Outre les lamas retirés dans les lamaseries, il y a des lamas ermites ou anachorètes qui vivent perchés dans des espèces de cages sur le flanc des montagnes. Naturellement ceux-là sont voués à la vie contemplative. On rencontre aussi des lamas voyageurs toujours en quête d’un pèlerinage ; enfin d’autres lamas vivent tranquillement au sein de leurs familles, où, comme tous les autres Tartares, ils font paître les bestiaux. Leur tête rasée, la robe jaune et l’observation du célibat sont les seules choses qui les distinguent des autres bergers.
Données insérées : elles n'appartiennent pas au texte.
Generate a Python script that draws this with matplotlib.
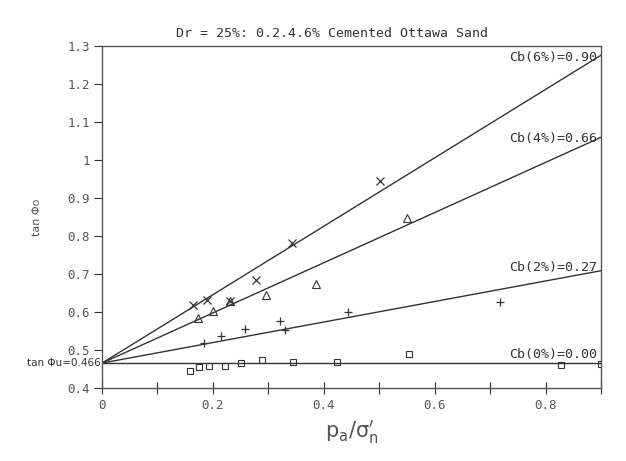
import numpy as np
import matplotlib
matplotlib.use("Agg")
import matplotlib.pyplot as plt

# intercept and slopes of the fitted lines
tan_phi_u = 0.466
cb_labels = ["Cb(6%)=0.90", "Cb(4%)=0.66", "Cb(2%)=0.27", "Cb(0%)=0.00"]
cb_values = [0.90, 0.66, 0.27, 0.00]

x_6 = [0.164, 0.190, 0.231, 0.277, 0.343, 0.501]
y_6 = [0.618, 0.632, 0.629, 0.684, 0.783, 0.945]

x_4 = [0.173, 0.200, 0.231, 0.295, 0.386, 0.550]
y_4 = [0.585, 0.604, 0.629, 0.645, 0.674, 0.849]

x_2 = [0.184, 0.215, 0.257, 0.321, 0.330, 0.444, 0.718]
y_2 = [0.518, 0.537, 0.555, 0.576, 0.552, 0.601, 0.628]

x_0 = [0.158, 0.175, 0.193, 0.221, 0.251, 0.289, 0.345, 0.424, 0.554, 0.828, 0.900]
y_0 = [0.445, 0.456, 0.459, 0.459, 0.466, 0.475, 0.470, 0.468, 0.489, 0.462, 0.464]

ink = "#333333"
mono = "DejaVu Sans Mono"

fig = plt.figure(figsize=(6.26, 4.61), dpi=100)
ax = fig.add_axes([0.163, 0.158, 0.797, 0.742])

xx = np.array([0.0, 0.9])
for cb in cb_values:
    ax.plot(xx, tan_phi_u + cb * xx, color=ink, lw=1.0)

ax.plot(x_6, y_6, "x", ms=6, mew=0.9, color=ink, ls="none")
ax.plot(x_4, y_4, "^", ms=5.5, mew=0.8, mfc="none", color=ink, ls="none")
ax.plot(x_2, y_2, "+", ms=6, mew=0.9, color=ink, ls="none")
ax.plot(x_0, y_0, "s", ms=5, mew=0.8, mfc="none", color=ink, ls="none")

# line labels sit near the right edge; small nudges so they read like the original
nudges = [-2, -1, 2, 6]
for lab, cb, dy in zip(cb_labels, cb_values, nudges):
    ax.annotate(lab, xy=(0.9, tan_phi_u + cb * 0.9), xytext=(-3, dy),
                textcoords="offset points", ha="right", va="center",
                fontsize=9.5, family=mono, color=ink)

ax.set_xlim(0, 0.9)
ax.set_ylim(0.4, 1.3)
ax.set_xticks(np.arange(0, 0.91, 0.1))
ax.set_xticklabels(["0", "", "0.2", "", "0.4", "", "0.6", "", "0.8", ""])
ax.set_yticks(np.arange(0.4, 1.31, 0.1))
ax.set_yticklabels(["0.4", "0.5", "0.6", "0.7", "0.8", "0.9", "1", "1.1", "1.2", "1.3"])
ax.tick_params(axis="x", direction="inout", length=8, width=0.8, colors=ink,
               labelsize=9, pad=4)
ax.tick_params(axis="y", direction="out", length=6, width=0.8, colors=ink,
               labelsize=9, pad=3)
for t in ax.get_xticklabels() + ax.get_yticklabels():
    t.set_family(mono)
    t.set_color("#555555")
for s in ax.spines.values():
    s.set_color("#555555")
    s.set_linewidth(1.0)

ax.text(-0.003, tan_phi_u, "tan \u03A6u=0.466", transform=ax.transData,
        ha="right", va="center", fontsize=7.5, color=ink)

ax.set_ylabel("tan \u03A6o", fontsize=8, color="#555555", labelpad=18)
ax.set_xlabel(r"$\mathrm{p_a/\sigma_n'}$", fontsize=15, color="#555555", labelpad=4)

fig.text(332 / 626, 1 - 33 / 461, "Dr = 25%: 0.2.4.6% Cemented Ottawa Sand",
         ha="center", va="center", fontsize=9.5, family=mono, color=ink)

fig.savefig("out.png", dpi=100)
Tous ces lamas réunis forment environ le tiers de la population mâle de la Mongolie et du Thibet : on n’a jamais vu nulle part un clergé aussi nombreux.


III.

Le moment de se remettre en route approchait. Les missionnaires devaient rejoindre la grande caravane thibétaine sur les bords du lac Bleu (Koukou-noor), réservoir d’eau salée qui a plus de cent lieues de circonférence. Avant de quitter Kounboum, ils échangèrent des khatas ou écharpes de félicité avec leurs amis les plus intimes. Le khata est une petite pièce de soie dont la finesse approche de celle de la gaze ; il est orné de franges et deux fois plus long que large. Quand on fait une visite d’étiquette, que l’on veut demander un service, témoigner sa reconnaissance ou donner une preuve de sympathie, on commence par offrir un khata. Après avoir rempli ce devoir de politesse, MM. Huc et Gabet firent des provisions de bouche pour quatre mois. C’est une précaution qu’il faut prendre, si l’on ne veut pas s’exposer à mourir de faim sur la route du Koukou-noor à H’Lassa. Voici les denrées alimentaires dont ils durent se pourvoir : cinq briques de thé, deux ventres de mouton remplis de beurre, deux sacs de farine de froment, huit sacs de tsamba (orge grillée), et un nombre formidable de gousses d’ail. Le tsamba, pétri avec les doigts dans du thé au sel, est le mets de tous les jours ; on mâche la gousse d’ail en traversant certaines montagnes d’où s’exhalent des vapeurs empestées.